The first argument regarding lack of intent to defraud is without merit in view of this court's conclusion that the common law requisites of a criminal fraud action, such as proof of specific intent to deceive or showing of a scheme which could be characterized as a "subterfuge," are not required elements of an offense under 49 U.S.C. § 322(c).
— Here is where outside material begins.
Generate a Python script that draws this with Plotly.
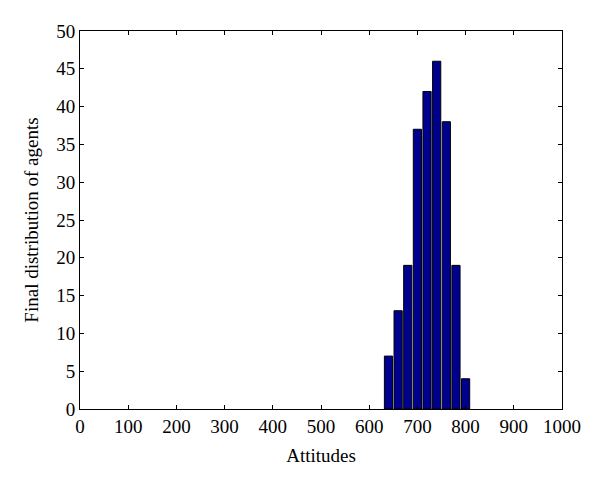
import plotly.graph_objects as go

attitudes = [640, 660, 680, 700, 720, 740, 760, 780, 800]
counts = [7, 13, 19, 37, 42, 46, 38, 19, 4]
x_ticks = [0, 100, 200, 300, 400, 500, 600, 700, 800, 900, 1000]
y_ticks = [0, 5, 10, 15, 20, 25, 30, 35, 40, 45, 50]

fig = go.Figure()
fig.add_trace(go.Bar(
    x=attitudes, y=counts, width=17,
    marker=dict(color="#00008F", line=dict(color="black", width=1)),
))

axis_common = dict(
    showgrid=False, zeroline=False, showline=True, linecolor="black", linewidth=1,
    mirror="ticks", ticks="inside", ticklen=4, tickcolor="black", automargin=False,
    tickfont=dict(family="Liberation Serif", size=19, color="black"),
)
fig.update_xaxes(range=[0, 1000], tickvals=x_ticks,
                 title=dict(text="Attitudes", font=dict(family="Liberation Serif", size=19, color="black"), standoff=12),
                 **axis_common)
fig.update_yaxes(range=[0, 50], tickvals=y_ticks,
                 title=dict(text="Final distribution of agents", font=dict(family="Liberation Serif", size=19, color="black"), standoff=12),
                 **axis_common)
fig.update_layout(
    width=600, height=488,
    margin=dict(l=72, r=46, t=23, b=87),
    plot_bgcolor="white", paper_bgcolor="white",
    showlegend=False,
)
fig.write_html("out.html")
Concerning the second argument, res judicata is not an available defense in this case. The prior I.C.C. proceeding was upon an application by Indiana Trucking for an extension of authority to cover the unauthorized transportation involved in this prosecution. However, it was not an adverse hearing with respect to the issues before this court. There, the applicant had the burden of proving public need, or the need for contract carriage, and that it is fit, willing and able to perform the transportation for which authorization is sought. 49 U.S.C. § 307 and 309. Indiana Trucking failed to meet that burden, and its application was consequently denied. Indiana Trucking's prior unauthorized operations were held to be in bad faith and to reflect adversely upon its fitness. However, the Bureau of Enforcement did not direct itself to the question of whether the applicant knowingly and willfully used false documents in order to defeat or evade I.C.C. regulation, the issue before this court.


It is therefore ordered that the defendants' motion for a judgment of acquittal be, and it is hereby denied. It is further ordered that judgment upon a finding a guilty as charged in the information be, and it is hereby entered.